Perché c’è sì la Roma dell’Accademia e del grande Teatro, in questo libro. Ma c’è soprattutto l’Isola a tre punte, che, sottolinea Dipasquale, grazie a Camilleri divenne “quella … del paradosso siciliano: vivere della disdetta della propria natura, e in più riderci sopra”. Perché la comicità “è sempre una questione serissima!”. In questo affascinante talk-show scritto, Camilleri, parlando degli spettacoli con Dipasquale, divaga – narra, per esempio, dei suoi inizi, con Vittorio Gassman che, in Accademia, lo aiutò a recitare Arsenico e vecchi merletti – e poi passa a descriverli: da “Il birraio di Preston”, che debuttò nel 1999 nello Stabile di Catania al meraviglioso scherzo dell’anno successivo, “Troppu trafficu ppi nenti”, grande successo scritto nella “lingua di un tale che dovrebbe chiamarsi Crollaspeare”.

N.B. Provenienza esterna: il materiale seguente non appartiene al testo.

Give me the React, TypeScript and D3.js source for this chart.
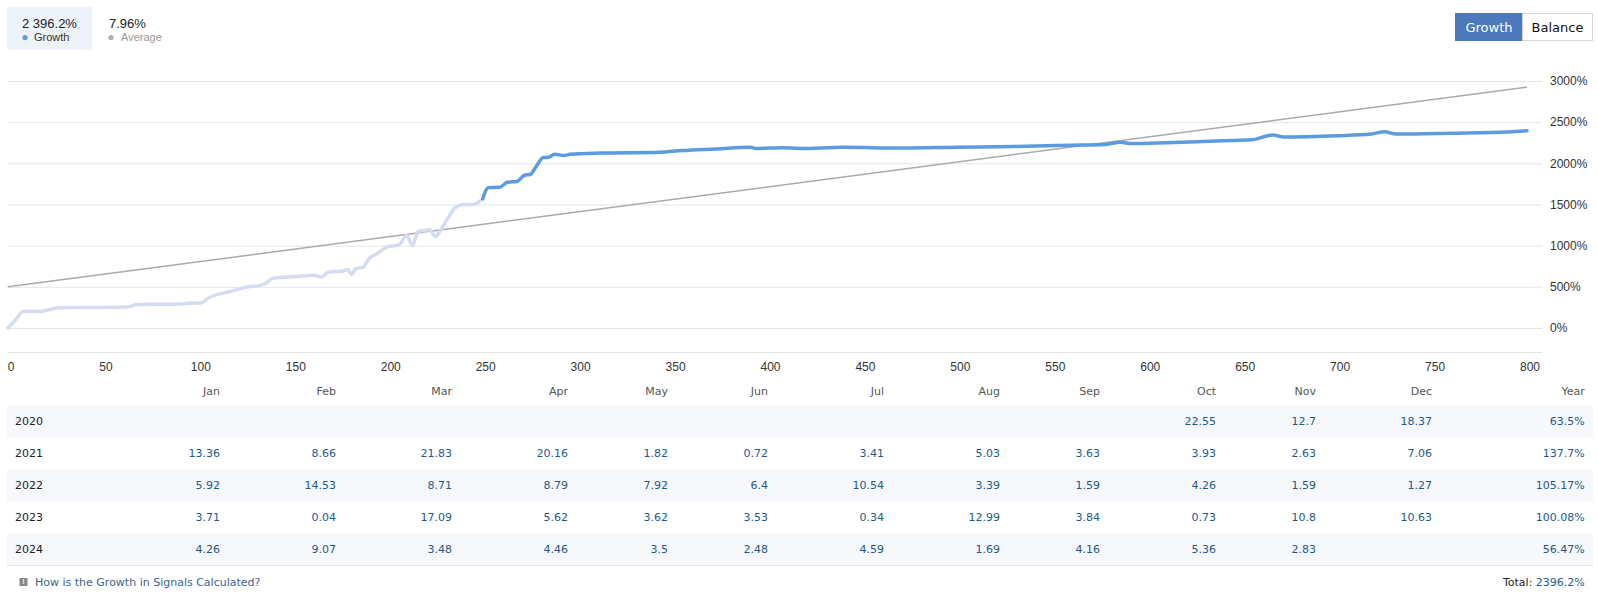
import { useEffect, useRef } from 'react';
import * as d3 from 'd3';

// growth curve (day -> %)
const historyDays = [0, 4, 8, 17, 22, 27, 38, 48, 63, 68, 80, 91, 97, 101, 106, 112, 118, 126, 133, 136, 139, 147, 155, 161, 165, 169, 176, 179, 181, 183, 187, 190, 194, 200, 206, 210, 213, 216, 220, 222, 225, 228, 231, 236, 240, 245, 250];
const historyPct = [0, 100, 200, 200, 225, 245, 250, 250, 255, 285, 288, 290, 305, 300, 370, 418, 450, 498, 518, 546, 600, 620, 632, 640, 620, 680, 690, 710, 650, 720, 740, 840, 900, 985, 1010, 1125, 1000, 1175, 1185, 1195, 1110, 1195, 1310, 1470, 1500, 1500, 1570];

const growthDays = [250, 253, 259, 263, 268, 272, 275, 278, 282, 284, 288, 293, 296, 312, 343, 355, 373, 391, 394, 408, 417, 440, 470, 500, 530, 560, 578, 586, 592, 610, 640, 655, 666, 672, 700, 718, 725, 731, 760, 790, 800];
const growthPct = [1570, 1705, 1710, 1770, 1780, 1855, 1865, 1955, 2070, 2070, 2110, 2095, 2110, 2125, 2135, 2155, 2175, 2195, 2180, 2190, 2180, 2195, 2185, 2195, 2205, 2220, 2230, 2255, 2240, 2250, 2275, 2285, 2345, 2320, 2335, 2355, 2385, 2355, 2365, 2380, 2396];

const averageDays = [0, 800];
const averagePct = [500, 2925];

const yTicks = [0, 500, 1000, 1500, 2000, 2500, 3000];
const xTicks = d3.range(0, 801, 50);

const months = ['Jan', 'Feb', 'Mar', 'Apr', 'May', 'Jun', 'Jul', 'Aug', 'Sep', 'Oct', 'Nov', 'Dec'];
const years = ['2020', '2021', '2022', '2023', '2024'];
const monthly: (number | null)[][] = [
  [null, null, null, null, null, null, null, null, null, 22.55, 12.7, 18.37],
  [13.36, 8.66, 21.83, 20.16, 1.82, 0.72, 3.41, 5.03, 3.63, 3.93, 2.63, 7.06],
  [5.92, 14.53, 8.71, 8.79, 7.92, 6.4, 10.54, 3.39, 1.59, 4.26, 1.59, 1.27],
  [3.71, 0.04, 17.09, 5.62, 3.62, 3.53, 0.34, 12.99, 3.84, 0.73, 10.8, 10.63],
  [4.26, 9.07, 3.48, 4.46, 3.5, 2.48, 4.59, 1.69, 4.16, 5.36, 2.83, null],
];
const yearly = ['63.5%', '137.7%', '105.17%', '100.08%', '56.47%'];

const totalGrowth = '2 396.2%';
const averageMonthly = '7.96%';
const totalLabel = '2396.2%';

const W = 1598;
const H = 598;
const FONT = '"Liberation Sans", Arial, sans-serif';
const TFONT = '"DejaVu Sans", Tahoma, sans-serif';

function Chart() {
  const ref = useRef<SVGSVGElement>(null);

  useEffect(() => {
    if (!ref.current) return;
    const svg = d3.select(ref.current);
    svg.selectAll('*').remove();

    const x = d3.scaleLinear().domain([0, 800]).range([8, 1527]);
    const y = d3.scaleLinear().domain([0, 3000]).range([328, 81]);

    // header summary
    const head = svg.append('g');
    head.append('rect').attr('x', 7).attr('y', 7).attr('width', 85).attr('height', 43).attr('fill', '#eef2f9');
    head.append('text').attr('x', 22).attr('y', 28).attr('font-family', FONT).attr('font-size', 13).attr('fill', '#222').text(totalGrowth);
    head.append('circle').attr('cx', 25).attr('cy', 37.5).attr('r', 2.6).attr('fill', '#5b9be0');
    head.append('text').attr('x', 34).attr('y', 41).attr('font-family', FONT).attr('font-size', 11).attr('fill', '#333').text('Growth');
    head.append('text').attr('x', 109).attr('y', 28).attr('font-family', FONT).attr('font-size', 13).attr('fill', '#222').text(averageMonthly);
    head.append('circle').attr('cx', 111).attr('cy', 37.5).attr('r', 2.6).attr('fill', '#b0b0b0');
    head.append('text').attr('x', 121).attr('y', 41).attr('font-family', FONT).attr('font-size', 11).attr('fill', '#999').text('Average');

    // toggle buttons
    const btn = svg.append('g');
    btn.append('rect').attr('x', 1455.5).attr('y', 13.5).attr('width', 67).attr('height', 27).attr('fill', '#4b79bb').attr('stroke', '#4b79bb');
    btn.append('rect').attr('x', 1522.5).attr('y', 13.5).attr('width', 70).attr('height', 27).attr('fill', '#fff').attr('stroke', '#d6d6d6');
    btn.append('text').attr('x', 1489).attr('y', 27).attr('dy', '0.35em').attr('text-anchor', 'middle').attr('font-family', TFONT).attr('font-size', 13).attr('fill', '#fff').text('Growth');
    btn.append('text').attr('x', 1557.5).attr('y', 27).attr('dy', '0.35em').attr('text-anchor', 'middle').attr('font-family', TFONT).attr('font-size', 13).attr('fill', '#111').text('Balance');

    // grid + y labels
    const grid = svg.append('g');
    grid.selectAll('line')
      .data(yTicks)
      .join('line')
      .attr('x1', 7)
      .attr('x2', 1542)
      .attr('y1', (d) => y(d) + 0.5)
      .attr('y2', (d) => y(d) + 0.5)
      .attr('stroke', '#e6e6e6');
    grid.append('line').attr('x1', 7).attr('x2', 1542).attr('y1', 352.5).attr('y2', 352.5).attr('stroke', '#e6e6e6');
    grid.selectAll('text')
      .data(yTicks)
      .join('text')
      .attr('x', 1550)
      .attr('y', (d) => y(d))
      .attr('dy', '0.35em')
      .attr('font-family', FONT)
      .attr('font-size', 12)
      .attr('fill', '#333')
      .text((d) => `${d}%`);

    // x labels
    svg.append('g')
      .selectAll('text')
      .data(xTicks)
      .join('text')
      .attr('x', (d) => x(d) + 3)
      .attr('y', 367)
      .attr('dy', '0.35em')
      .attr('text-anchor', 'middle')
      .attr('font-family', FONT)
      .attr('font-size', 12)
      .attr('fill', '#333')
      .text((d) => d);

    // lines
    const mk = (days: number[], pct: number[], curve: d3.CurveFactory) =>
      d3.line<number>()
        .x((d) => x(d))
        .y((_, i) => y(pct[i]))
        .curve(curve)(days) as string;

    svg.append('path').attr('d', mk(averageDays, averagePct, d3.curveLinear)).attr('fill', 'none').attr('stroke', '#aaa').attr('stroke-width', 1.5);
    svg.append('path').attr('d', mk(historyDays, historyPct, d3.curveMonotoneX)).attr('fill', 'none').attr('stroke', '#d5dcf2').attr('stroke-width', 3.5).attr('stroke-linejoin', 'round').attr('stroke-linecap', 'round');
    svg.append('path').attr('d', mk(growthDays, growthPct, d3.curveMonotoneX)).attr('fill', 'none').attr('stroke', '#5b9be0').attr('stroke-width', 3.5).attr('stroke-linejoin', 'round').attr('stroke-linecap', 'round');

    // monthly table, column widths from content length (like an auto-layout table)
    const textLen = (s: string) => s.length + (s.includes('%') ? 0.3 : 0);
    const colWidths = months.map((_, j) =>
      36 + 16 * d3.max(monthly, (r) => (r[j] == null ? 0 : textLen(String(r[j]))))!
    );
    colWidths.push(36 + 16 * d3.max(yearly, textLen)!);
    const colRights: number[] = [];
    let acc = 104;
    colWidths.forEach((w) => {
      acc += w;
      colRights.push(acc);
    });
    const headers = [...months, 'Year'];

    const table = svg.append('g');
    const rowTop = 405;
    const rowH = 32;
    years.forEach((_, i) => {
      if (i % 2 === 0) {
        table.append('rect').attr('x', 7).attr('y', rowTop + i * rowH).attr('width', 1586).attr('height', rowH).attr('fill', '#f6f8fc');
      }
    });
    table.append('line').attr('x1', 7).attr('x2', 1593).attr('y1', 565.5).attr('y2', 565.5).attr('stroke', '#e8e8e8');

    table.selectAll('text.h')
      .data(headers)
      .join('text')
      .attr('class', 'h')
      .attr('x', (_, j) => colRights[j])
      .attr('y', 391)
      .attr('dy', '0.35em')
      .attr('text-anchor', 'end')
      .attr('font-family', TFONT)
      .attr('font-size', 11)
      .attr('fill', '#555')
      .text((d) => d);

    years.forEach((yr, i) => {
      const cy = rowTop + i * rowH + rowH / 2;
      table.append('text').attr('x', 15).attr('y', cy).attr('dy', '0.35em').attr('font-family', TFONT).attr('font-size', 11).attr('fill', '#222').text(yr);
      const cells = [...monthly[i].map((v) => (v == null ? '' : String(v))), yearly[i]];
      table.append('g')
        .selectAll('text')
        .data(cells)
        .join('text')
        .attr('x', (_, j) => colRights[j])
        .attr('y', cy)
        .attr('dy', '0.35em')
        .attr('text-anchor', 'end')
        .attr('font-family', TFONT)
        .attr('font-size', 11)
        .attr('fill', '#1d5a8c')
        .text((d) => d);
    });

    // footer
    const foot = svg.append('g');
    foot.append('rect').attr('x', 19.5).attr('y', 578).attr('width', 8).attr('height', 8).attr('fill', '#888');
    foot.append('text').attr('x', 23.5).attr('y', 582).attr('dy', '0.35em').attr('text-anchor', 'middle').attr('font-family', FONT).attr('font-size', 7).attr('font-weight', 'bold').attr('fill', '#fff').text('!');
    foot.append('text').attr('x', 35).attr('y', 582).attr('dy', '0.35em').attr('font-family', TFONT).attr('font-size', 11).attr('fill', '#3d6390').text('How is the Growth in Signals Calculated?');
    const tot = foot.append('text').attr('x', colRights[colRights.length - 1]).attr('y', 582).attr('dy', '0.35em').attr('text-anchor', 'end').attr('font-family', TFONT).attr('font-size', 11);
    tot.append('tspan').attr('fill', '#222').text('Total: ');
    tot.append('tspan').attr('fill', '#1d5a8c').text(totalLabel);
  }, []);

  return <svg ref={ref} width={W} height={H} style={{ display: 'block' }} />;
}

export default function App() {
  return (
    <div style={{ position: 'absolute', left: 0, top: 0, width: W, height: H, background: '#fff', overflow: 'hidden' }}>
      <Chart />
    </div>
  );
}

Seguì, sempre al Verga nel gennaio 2001, “La cattura”: tratto dalla novella di Pirandello era stato scritto per gli ottant’anni di un mostro sacro, Turi Ferro, morto proprio durante le recite. Nel 2003, poi, quello che Camilleri definisce “il mio primo spettacolo multimediale”, “La signora Leuca”, scritta per Ida Carrara, moglie di Ferro.

Andrea e Peppe – il primo in tondo, il secondo in corsivo, nei dialoghi – tornarono a Camilleri nel 2005 con “La concessione del telefono”, che debuttò a Catania ed ebbe uno straordinario successo. L’anno dopo un altro Shakespeare, “La tempesta”, e, dopo una lunga pausa, il 25 giugno 2016, in prima mondiale per il Festival di Spoleto, “Il casellante camilleriano”.

Avevano scoperto, i due amici, “di adorare… il viaggio su rotaie … perché il treno rappresenta “un mondo antifuturista, antico e a misura d’uomo”. Così, riferisce Dipasquale, Camilleri sognava di comprare una casetta simile al casello del suo casellante dove godere “dell’assoluta bellezza della solitudine, del silenzio”.

Il penultimo progetto teatrale fu quello di una “drammaturgia irrealizzabile: “La creatura del desiderio” debuttò in prima assoluta a Catania al Must Musco Teatro nel novembre del 2018. E nello stesso anno, l’omaggio a due maschere viventi, Tuccio Musumeci e Pippo Pattavina, con lo spin-off nato dalla “Concessione” e che, nel 2018, debuttò al Brancati di Catania, con il titolo “Filippo Mancuso e don Lollò”.

I due mattatori, rivela Dipasquale, tra le risate di Camilleri, che ne era affascinato, riuscirono a esaltare il pubblico andando a braccio e allungando a dismisura lo spettacolo, in un tripudio di applausi, in qualche caso addirittura di venticinque minuti.

Per scoprire altro su “Il teatro certamente”, occorrerà che saliate su quella navicella spaziale, metafora non soltanto della narrazione teatrale, ma anche letteraria. Una navicella lenta, però, come una carrozza ferroviaria. “Mi piace immaginare – scrive Peppe – che Andrea sia andato via prendendo… il treno dell’eternità, e che… fermandosi di stazione in stazione, dica a sé stesso: …puoi fermarti senza prescia anche dieci minuti in più”.